Launch JetPAG again as described earlier in this tutorial. You might want to see how does the new additive function look:

CalcParser.cpp
int
CalcParser::
additive()
{
	// Return value
	int r;
	// Symbols
	int t;
	// Grammar
	r = factor();
	for (; ; )
	{
		switch (ncla())
		{
		case TTID::PLUS:
		{
			advance(); // '+'
			t = factor();
			r += t;
		}
		break;
		case TTID::MINUS:
		{
			advance(); // '-'
			t = factor();
			r -= t;
		}
		break;
		default:
			goto __loop_end;
		}
		continue;
		__loop_end: break;
	}
	// Return
	return r;
}

// ...

Note that the rule now returns a value, the return variable is declared at the beginning and returned at the end.
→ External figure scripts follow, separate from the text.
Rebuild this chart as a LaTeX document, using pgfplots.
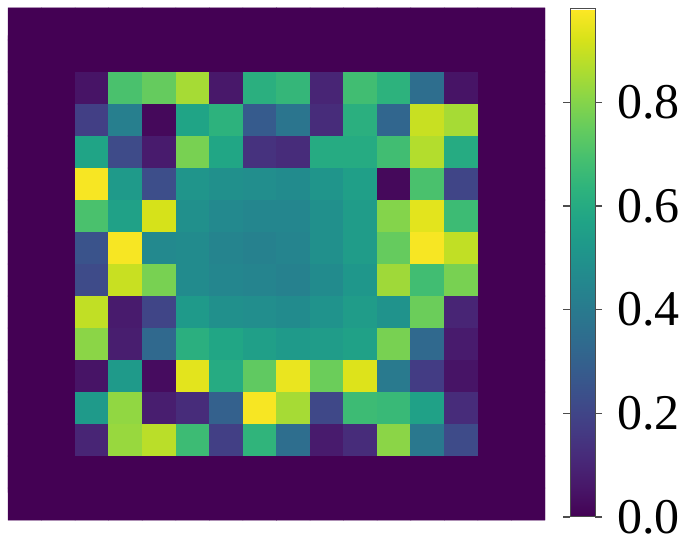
\documentclass[border=0pt]{standalone}
\usepackage{fontspec}
\setmainfont{Liberation Serif}
\usepackage{pgfplots}
\pgfplotsset{compat=1.18}
\definecolor{vir0}{HTML}{440154}

\begin{document}
\begin{tikzpicture}
\useasboundingbox (-4pt,-15pt) rectangle (346pt,260pt);
\begin{axis}[
    scale only axis,
    width=268.5pt, height=256pt,
    xmin=-0.5, xmax=15.5, ymin=-0.5, ymax=15.5,
    y dir=reverse,
    enlargelimits=false,
    axis lines=none, xtick=\empty, ytick=\empty,
    axis background/.style={fill=vir0},
    colormap/viridis,
    point meta min=0, point meta max=0.98,
    /pgf/number format/assume math mode=true,
    colorbar,
    colorbar style={
        at={(parent axis.north east)}, anchor=north west,
        xshift=4pt, yshift=-0.5pt,
        width=12.5pt, height=254pt,
        axis lines=box,
        ytick={0,0.2,0.4,0.6,0.8},
        /pgf/number format/assume math mode=true,
        /pgf/number format/fixed,
        /pgf/number format/fixed zerofill,
        /pgf/number format/precision=1,
        yticklabel style={
            font=\fontsize{25}{30}\selectfont,
            xshift=4pt,
        },
        tick align=outside,
        major tick length=3.5pt,
        every tick/.style={gray!60!black, line width=0.6pt},
        axis line style={gray!60!black, line width=0.5pt},
    },
]
\addplot[matrix plot, shader=faceted, faceted color=mapped color, line width=0.3pt, mesh/cols=16, point meta=explicit] coordinates {
(0,0)[0] (1,0)[0] (2,0)[0] (3,0)[0] (4,0)[0] (5,0)[0] (6,0)[0] (7,0)[0] (8,0)[0] (9,0)[0] (10,0)[0] (11,0)[0] (12,0)[0] (13,0)[0] (14,0)[0] (15,0)[0]
(0,1)[0] (1,1)[0] (2,1)[0] (3,1)[0] (4,1)[0] (5,1)[0] (6,1)[0] (7,1)[0] (8,1)[0] (9,1)[0] (10,1)[0] (11,1)[0] (12,1)[0] (13,1)[0] (14,1)[0] (15,1)[0]
(0,2)[0] (1,2)[0] (2,2)[0.05] (3,2)[0.70] (4,2)[0.75] (5,2)[0.85] (6,2)[0.06] (7,2)[0.62] (8,2)[0.65] (9,2)[0.10] (10,2)[0.68] (11,2)[0.63] (12,2)[0.35] (13,2)[0.05] (14,2)[0] (15,2)[0]
(0,3)[0] (1,3)[0] (2,3)[0.18] (3,3)[0.42] (4,3)[0.02] (5,3)[0.57] (6,3)[0.63] (7,3)[0.28] (8,3)[0.38] (9,3)[0.12] (10,3)[0.62] (11,3)[0.32] (12,3)[0.90] (13,3)[0.85] (14,3)[0] (15,3)[0]
(0,4)[0] (1,4)[0] (2,4)[0.57] (3,4)[0.22] (4,4)[0.07] (5,4)[0.78] (6,4)[0.58] (7,4)[0.14] (8,4)[0.12] (9,4)[0.60] (10,4)[0.60] (11,4)[0.68] (12,4)[0.87] (13,4)[0.60] (14,4)[0] (15,4)[0]
(0,5)[0] (1,5)[0] (2,5)[0.97] (3,5)[0.53] (4,5)[0.23] (5,5)[0.51] (6,5)[0.49] (7,5)[0.48] (8,5)[0.47] (9,5)[0.51] (10,5)[0.55] (11,5)[0.02] (12,5)[0.70] (13,5)[0.20] (14,5)[0] (15,5)[0]
(0,6)[0] (1,6)[0] (2,6)[0.70] (3,6)[0.56] (4,6)[0.92] (5,6)[0.49] (6,6)[0.46] (7,6)[0.45] (8,6)[0.45] (9,6)[0.49] (10,6)[0.54] (11,6)[0.80] (12,6)[0.94] (13,6)[0.67] (14,6)[0] (15,6)[0]
(0,7)[0] (1,7)[0] (2,7)[0.25] (3,7)[0.97] (4,7)[0.46] (5,7)[0.47] (6,7)[0.44] (7,7)[0.43] (8,7)[0.44] (9,7)[0.49] (10,7)[0.54] (11,7)[0.75] (12,7)[0.97] (13,7)[0.89] (14,7)[0] (15,7)[0]
(0,8)[0] (1,8)[0] (2,8)[0.22] (3,8)[0.90] (4,8)[0.78] (5,8)[0.47] (6,8)[0.45] (7,8)[0.44] (8,8)[0.43] (9,8)[0.47] (10,8)[0.52] (11,8)[0.84] (12,8)[0.68] (13,8)[0.78] (14,8)[0] (15,8)[0]
(0,9)[0] (1,9)[0] (2,9)[0.89] (3,9)[0.07] (4,9)[0.20] (5,9)[0.53] (6,9)[0.49] (7,9)[0.48] (8,9)[0.47] (9,9)[0.50] (10,9)[0.54] (11,9)[0.50] (12,9)[0.76] (13,9)[0.10] (14,9)[0] (15,9)[0]
(0,10)[0] (1,10)[0] (2,10)[0.81] (3,10)[0.08] (4,10)[0.33] (5,10)[0.62] (6,10)[0.58] (7,10)[0.55] (8,10)[0.53] (9,10)[0.54] (10,10)[0.56] (11,10)[0.78] (12,10)[0.33] (13,10)[0.07] (14,10)[0] (15,10)[0]
(0,11)[0] (1,11)[0] (2,11)[0.05] (3,11)[0.53] (4,11)[0.03] (5,11)[0.94] (6,11)[0.60] (7,11)[0.74] (8,11)[0.95] (9,11)[0.76] (10,11)[0.93] (11,11)[0.40] (12,11)[0.17] (13,11)[0.05] (14,11)[0] (15,11)[0]
(0,12)[0] (1,12)[0] (2,12)[0.53] (3,12)[0.82] (4,12)[0.08] (5,12)[0.12] (6,12)[0.30] (7,12)[0.97] (8,12)[0.85] (9,12)[0.21] (10,12)[0.67] (11,12)[0.66] (12,12)[0.56] (13,12)[0.12] (14,12)[0] (15,12)[0]
(0,13)[0] (1,13)[0] (2,13)[0.10] (3,13)[0.83] (4,13)[0.88] (5,13)[0.67] (6,13)[0.18] (7,13)[0.64] (8,13)[0.35] (9,13)[0.07] (10,13)[0.12] (11,13)[0.81] (12,13)[0.39] (13,13)[0.22] (14,13)[0] (15,13)[0]
(0,14)[0] (1,14)[0] (2,14)[0] (3,14)[0] (4,14)[0] (5,14)[0] (6,14)[0] (7,14)[0] (8,14)[0] (9,14)[0] (10,14)[0] (11,14)[0] (12,14)[0] (13,14)[0] (14,14)[0] (15,14)[0]
(0,15)[0] (1,15)[0] (2,15)[0] (3,15)[0] (4,15)[0] (5,15)[0] (6,15)[0] (7,15)[0] (8,15)[0] (9,15)[0] (10,15)[0] (11,15)[0] (12,15)[0] (13,15)[0] (14,15)[0] (15,15)[0]
};
\end{axis}
\end{tikzpicture}
\end{document}
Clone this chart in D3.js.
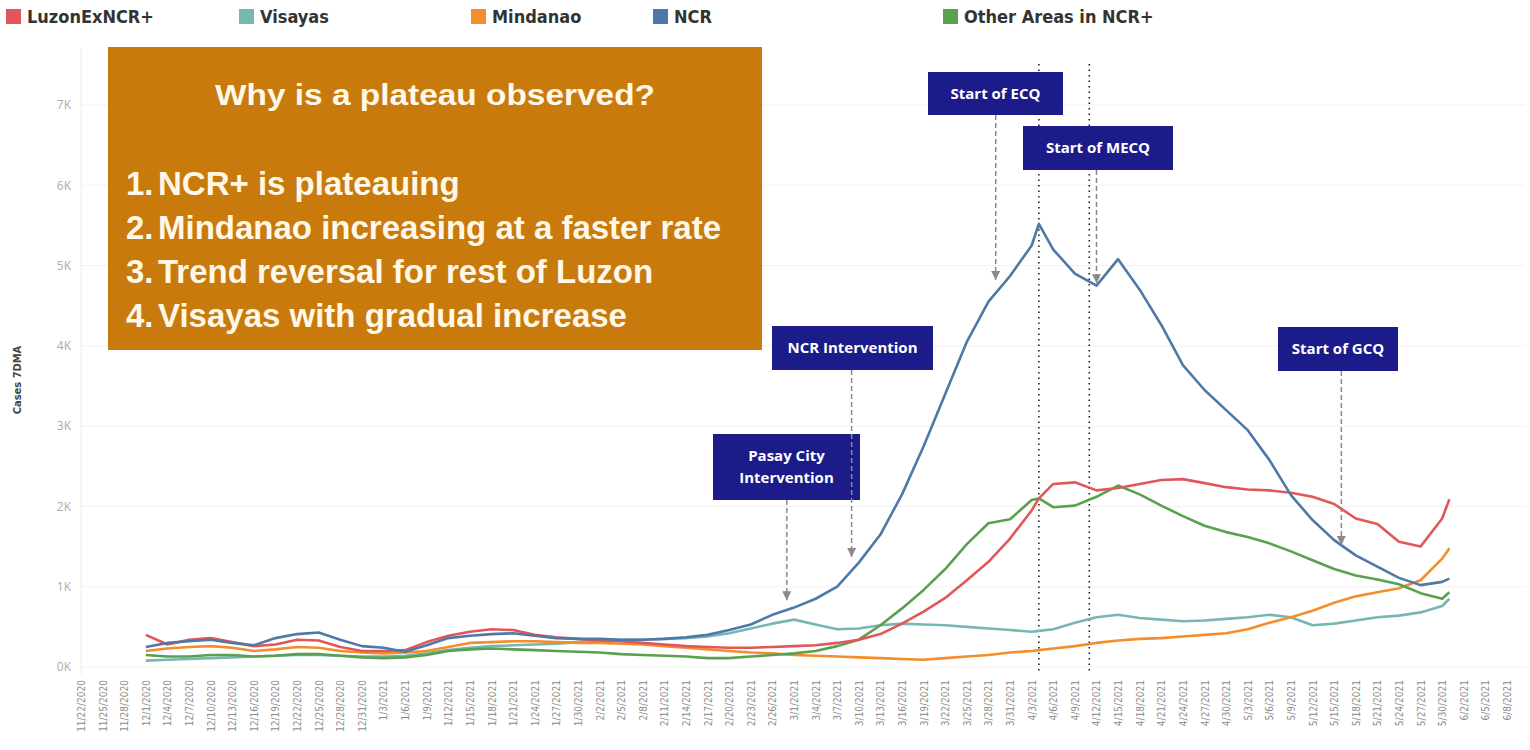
<!DOCTYPE html>
<html>
<head>
<meta charset="utf-8">
<title>Cases 7DMA by area</title>
<style>
  body { margin: 0; background: #fff; }
  svg { display: block; }
</style>
</head>
<body>
<svg id="container" width="1530" height="750"></svg>
<script src="https://d3js.org/d3.v7.min.js"></script>
<script>
// values (7-day moving average of cases)
const dates = ["12/1/2020","12/4/2020","12/7/2020","12/10/2020","12/13/2020","12/16/2020","12/19/2020","12/22/2020",
  "12/25/2020","12/28/2020","12/31/2020","1/3/2021","1/6/2021","1/9/2021","1/12/2021","1/15/2021","1/18/2021",
  "1/21/2021","1/24/2021","1/27/2021","1/30/2021","2/2/2021","2/5/2021","2/8/2021","2/11/2021","2/14/2021",
  "2/17/2021","2/20/2021","2/23/2021","2/26/2021","3/1/2021","3/4/2021","3/7/2021","3/10/2021","3/13/2021",
  "3/16/2021","3/19/2021","3/22/2021","3/25/2021","3/28/2021","3/31/2021","4/3/2021","4/4/2021","4/6/2021",
  "4/9/2021","4/12/2021","4/15/2021","4/18/2021","4/21/2021","4/24/2021","4/27/2021","4/30/2021","5/3/2021",
  "5/6/2021","5/9/2021","5/12/2021","5/15/2021","5/18/2021","5/21/2021","5/24/2021","5/27/2021","5/30/2021","5/31/2021"]

const luzonExNcr = [400,280,340,360,310,260,280,340,330,250,200,200,210,310,390,440,470,460,400,370,350,330,320,300,
  280,260,250,240,240,250,260,270,300,340,410,540,690,860,1080,1310,1600,1950,2100,2280,2300,2200,2230,2280,2330,
  2340,2290,2240,2210,2200,2170,2120,2030,1850,1780,1560,1500,1850,2090]

const visayas = [80,90,100,110,120,130,140,150,150,140,130,130,140,170,210,240,260,270,280,290,310,330,340,340,350,
  360,380,420,480,540,590,530,470,480,520,540,530,520,500,480,460,440,450,470,550,620,650,610,590,570,580,600,620,
  650,620,520,540,580,620,640,680,760,850]

const mindanao = [200,230,250,260,240,200,220,250,240,200,180,170,180,200,250,300,310,320,320,310,300,300,290,280,
  260,240,220,200,180,170,150,140,130,120,110,100,90,110,130,150,180,200,210,230,260,300,330,350,360,380,400,420,
  470,550,620,700,800,880,930,980,1080,1350,1480]

const ncr = [250,300,320,340,300,270,360,410,430,340,260,240,190,270,360,390,410,420,390,360,350,350,340,340,350,370,
  400,460,530,650,740,850,1000,1300,1650,2150,2750,3400,4050,4550,4870,5250,5520,5200,4900,4750,5080,4700,4260,
  3760,3450,3200,2950,2580,2140,1830,1580,1390,1250,1110,1020,1060,1100]

const otherNcrPlus = [150,130,130,150,150,130,140,160,160,140,120,110,120,150,200,220,230,220,210,200,190,180,160,
  150,140,130,110,110,130,150,170,200,260,340,520,730,960,1220,1530,1790,1840,2080,2100,1990,2010,2120,2260,2150,
  2010,1880,1760,1680,1620,1540,1440,1330,1220,1140,1090,1030,920,850,930]

const seriesNames = ["LuzonExNCR+", "Visayas", "Mindanao", "NCR", "Other Areas in NCR+"]
const seriesColors = ["#e15759", "#76b7b2", "#f28e2b", "#4e79a7", "#59a14f"]
const yTicks = [0, 1000, 2000, 3000, 4000, 5000, 6000, 7000]

const eventLabels = [["Pasay City", "Intervention"], ["NCR Intervention"], ["Start of ECQ"], ["Start of MECQ"], ["Start of GCQ"]]
const eventDates = ["2/28/2021", "3/9/2021", "3/29/2021", "4/12/2021", "5/16/2021"]
const eventValues = [830, 1370, 4820, 4780, 1520]
const markerDates = ["4/4/2021", "4/11/2021"]

const noteTitle = "Why is a plateau observed?"
const noteItems = ["NCR+ is plateauing", "Mindanao increasing at a faster rate",
  "Trend reversal for rest of Luzon", "Visayas with gradual increase"]

// layout
const legendX = [6, 239, 471, 653, 943]
const boxLayout = [
  {x: 713, y: 434, w: 147, h: 66},
  {x: 772, y: 326, w: 161, h: 44},
  {x: 928, y: 72, w: 135, h: 43},
  {x: 1023, y: 126, w: 150, h: 44},
  {x: 1278, y: 327, w: 120, h: 44}
]

let svg = d3.select("#container")
let parse = d3.timeParse("%m/%d/%Y")

let x = d3.scaleTime()
          .domain([parse("11/22/2020"), parse("6/8/2021")])
          .range([81, 1507])
let y = d3.scaleLinear()
          .domain([0, 7000])
          .range([667, 105])

// grid
svg.append("g").selectAll("line")
   .data(yTicks)
   .join("line")
   .attr("x1", 81).attr("x2", 1525)
   .attr("y1", d => y(d)).attr("y2", d => y(d))
   .attr("stroke", "#f1f1f1")
svg.append("line")
   .attr("x1", 81).attr("x2", 81).attr("y1", 48).attr("y2", 674)
   .attr("stroke", "#ececec")

// y axis
let yAxis = d3.axisLeft(y)
              .tickValues(yTicks)
              .tickFormat(d => d / 1000 + "K")
              .tickSize(0)
              .tickPadding(0)
svg.append("g")
   .attr("transform", "translate(71,0)")
   .call(yAxis)
   .call(g => g.select(".domain").remove())
   .selectAll("text")
   .attr("fill", "#ababab")
   .style("font-family", "'Open Sans', sans-serif")
   .style("font-size", "12px")

svg.append("text")
   .attr("transform", "translate(21,380) rotate(-90)")
   .attr("text-anchor", "middle")
   .attr("fill", "#444")
   .style("font-family", "'DejaVu Sans Condensed', sans-serif")
   .style("font-size", "11px")
   .style("font-weight", "bold")
   .text("Cases 7DMA")

// x axis
let xTicks = d3.timeDay.range(parse("11/22/2020"), parse("6/9/2021")).filter((d, i) => i % 3 === 0)
let xAxis = d3.axisBottom(x)
              .tickValues(xTicks)
              .tickFormat(d3.timeFormat("%-m/%-d/%Y"))
              .tickSize(0)
              .tickPadding(0)
svg.append("g")
   .attr("transform", "translate(0,677)")
   .call(xAxis)
   .call(g => g.select(".domain").remove())
   .selectAll("text")
   .attr("transform", "rotate(-90)")
   .attr("x", -3)
   .attr("y", 0)
   .attr("dy", "0.35em")
   .style("text-anchor", "end")
   .attr("fill", "#8c8c8c")
   .style("font-family", "'DejaVu Sans Condensed', sans-serif")
   .style("font-size", "10px")

// dotted reference lines
svg.append("g").selectAll("line")
   .data(markerDates)
   .join("line")
   .attr("x1", d => x(parse(d))).attr("x2", d => x(parse(d)))
   .attr("y1", 64).attr("y2", 674)
   .attr("stroke", "#222")
   .attr("stroke-width", 1.6)
   .attr("stroke-dasharray", "1.5,4")

// series lines
let parsedDates = dates.map(parse)
let allSeries = [luzonExNcr, visayas, mindanao, ncr, otherNcrPlus]
let drawOrder = [1, 2, 4, 0, 3]
let line = d3.line()
             .x((d, i) => x(parsedDates[i]))
             .y(d => y(d))

svg.append("g").selectAll("path")
   .data(drawOrder)
   .join("path")
   .attr("d", k => line(allSeries[k]))
   .attr("fill", "none")
   .attr("stroke", k => seriesColors[k])
   .attr("stroke-width", 2.6)
   .attr("stroke-linejoin", "round")

// legend
let legend = svg.append("g").selectAll("g")
                .data(seriesNames)
                .join("g")
                .attr("transform", (d, i) => `translate(${legendX[i]},0)`)
legend.append("rect")
      .attr("x", 0).attr("y", 9)
      .attr("width", 15).attr("height", 15)
      .attr("fill", (d, i) => seriesColors[i])
legend.append("text")
      .attr("x", 21).attr("y", 17)
      .attr("dy", "0.35em")
      .attr("fill", "#333")
      .style("font-family", "'DejaVu Sans Condensed', sans-serif")
      .style("font-weight", "bold")
      .style("font-size", "18px")
      .text(d => d)

// note box
let note = svg.append("g")
note.append("rect")
    .attr("x", 108).attr("y", 47)
    .attr("width", 654).attr("height", 303)
    .attr("fill", "#c87b0c")
note.append("text")
    .attr("x", 215).attr("y", 105)
    .attr("textLength", 440)
    .attr("lengthAdjust", "spacingAndGlyphs")
    .attr("fill", "#fff8e8")
    .style("font-family", "'Liberation Sans', Arial, sans-serif")
    .style("font-weight", "bold")
    .style("font-size", "29px")
    .text(noteTitle)
let items = note.selectAll(".item")
                .data(noteItems)
                .join("text")
                .attr("class", "item")
                .attr("y", (d, i) => 195 + i * 44)
                .attr("fill", "#fff8e8")
                .style("font-family", "'Liberation Sans', Arial, sans-serif")
                .style("font-weight", "bold")
                .style("font-size", "33px")
items.append("tspan").attr("x", 126).text((d, i) => (i + 1) + ".")
items.append("tspan").attr("x", 158).text(d => d)

// event annotations
svg.append("defs").append("marker")
   .attr("id", "arrow")
   .attr("viewBox", "0 0 10 10")
   .attr("refX", 10).attr("refY", 5)
   .attr("markerWidth", 6).attr("markerHeight", 6)
   .attr("orient", "auto")
   .append("path")
   .attr("d", "M0,0L10,5L0,10z")
   .attr("fill", "#8a8a8a")

let events = svg.append("g").selectAll("g")
                .data(eventLabels)
                .join("g")
events.append("line")
      .attr("x1", (d, i) => x(parse(eventDates[i])))
      .attr("x2", (d, i) => x(parse(eventDates[i])))
      .attr("y1", (d, i) => boxLayout[i].y + boxLayout[i].h)
      .attr("y2", (d, i) => y(eventValues[i]))
      .attr("stroke", "#8a8a8a")
      .attr("stroke-width", 1.5)
      .attr("stroke-dasharray", "5,3")
      .attr("marker-end", "url(#arrow)")
events.append("rect")
      .attr("x", (d, i) => boxLayout[i].x)
      .attr("y", (d, i) => boxLayout[i].y)
      .attr("width", (d, i) => boxLayout[i].w)
      .attr("height", (d, i) => boxLayout[i].h)
      .attr("fill", "#1c1b8a")
events.each(function (lines, i) {
  let b = boxLayout[i]
  let t = d3.select(this).append("text")
            .attr("text-anchor", "middle")
            .attr("fill", "#fff")
            .style("font-family", "'Open Sans', sans-serif")
            .style("font-weight", "bold")
            .style("font-size", "15px")
  lines.forEach((s, j) => {
    t.append("tspan")
     .attr("x", b.x + b.w / 2)
     .attr("y", b.y + b.h / 2 + (j - (lines.length - 1) / 2) * 22)
     .attr("dy", "0.35em")
     .text(s)
  })
})
</script>
</body>
</html>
Open the source file CalcTest.cpp, and change the function main as follows:

CalcTest.cpp
int main(int argc, char *argv[])
{
	CalcG::CalcLexer L(cin);
	CalcG::CalcParser C(L);
	try
	{
		int r = P.match__expression();
		cout << "Evaluated value is " << r << endl;
	}
	catch (exception & ex)
	{
		cout << ex.what() << endl;
	}
}

Compile the file CalcTest.cpp, and run it from the command line. We're gonna test it again now:

$ echo "1 + 3" | ./CalcTest
Evaluated value is 4
$ echo "15 - (25 - 18)" | ./CalcTest
Evaluated value is 8
$ echo "1 + 2 - 3 + 4 - 5" | ./CalcTest
Evaluated value is -1

That's it! now you can start using JetPAG. Ther eare many features to talk about, you can find them in the documentation section.